Following increased pressure on revenue and the expenditure profile, the Federal Government has finally yielded to domestic and international pressures to remove fuel subsidy.
This is coming as crude oil prices hit a seven-year low with global prices of crude at $36.7 per barrel effectively disrupting Nigeria’s $38 per barrel benchmark for 2016 budget.
The crash has resulted into about N1.45 trillion shortfall in the value of the projected oil output in the international market based on production target increased in the 2016 plan to 2.2 million barrel per day (mbpd), up from actual 1.9 mbpd in 2015.
Speaking at an interactive session with the Senate Committee on Finance and Appropriation were the President’s economic team…Ministers for Budget and National Planning, Udoma Udo Udoma; Finance, Mrs Kemi Adeosun and State for Petroleum Resources ,Ibe Kachikwu; Governor, Central Bank of Nigeria, Godwin Emefiele and Executive Chairman, Federal Inland Revenue Service, FIRS, Babatunde Fowler.
The Minister of Budget and National Planning has urged Nigerians to brace up for tough times ahead because of the negative economic and social issues happening across the globe.

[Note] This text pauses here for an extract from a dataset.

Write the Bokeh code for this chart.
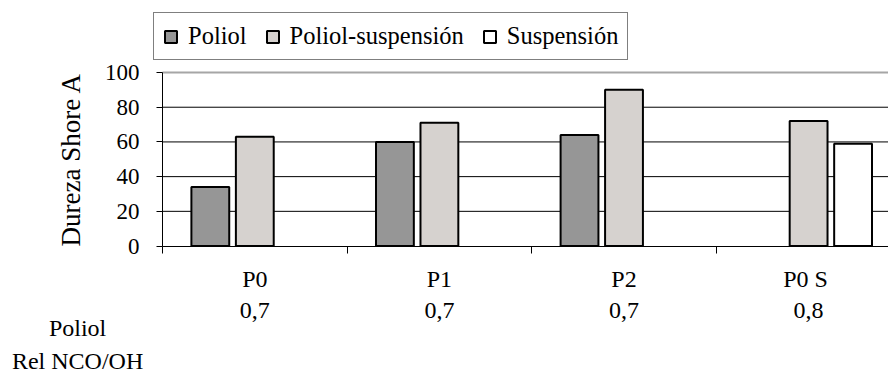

Senator Udoma said that the federal government would cut all frivolous expenditure in the 2016 budget and overheads will be reduced by 7%.
The Central Bank Governor, the Group Managing Director at the Nigeria National Petroleum Commission (NNPC) as well as the Ministers of Finance, were also at the forum to discuss the 2016 Medium Term Expenditure Framework (MTEF) with members of the senate committee.
The Minister of National Planning explained how the federal government arrived at the indices in the MTEF while the NNPC boss, who is also Minister of State for Petroleum, Dr. Ibe Kachikwu, gave a breakdown of the oil and gas sector, including how much has been spent on petroleum subsidy in 2015.
In the Medium Term Expenditure Framework, the 6.077 trillion naira budget with a revenue target of 3.82 trillion naira, projects a deficit of 2.22 trillion naira and projects that recurrent expenditure would drop from 84% in the 2015 budget to 70% in 2016.
The Minister of Finance, Kemi Adeosun, explained how the federal government plans to cut recurrent expenditure.
She told the joint committee of the National Assembly that expenditure of all MDAs would be strictly monitored to avoid wastes, said government would take steps to ensure that whatever money was being taken from the account of any MDA was done electronically.
The Finance minister, who noted that measures had been put in place to compel revenue generating MDAs to remit all funds they generated to the treasury, said: “The era when an agency generates money and spends 99 per cent of it is over.”
In the proposed framework, capital expenditure of 16% in the 2015 budget was raised to 30% in 2016 but with dwindling oil prices, economic analysts have expressed concern about how government intends to fund the 2016 budget.
The Chairman of the Federal Inland Revenue, Mr Babatunde Fowler, said that one of the strategies which the federal government intends to use is by blocking loopholes and opening up the tax base.
To make the warning real, they disclosed that Federal Government would move fuel price from N87 to N97 per litre in 2016 while removing fuel subsidy, lamenting that excess of N1 trillion has been paid for fuel subsidy in 2015 alone.
2016 budget deficit to increase
With the latest crude oil price development, 2016 budget deficit would increase to about N2.7 trillion from N2.22 trillion, assuming government is able to meet its target of 2.2 mbpd, otherwise the deficit would be much higher.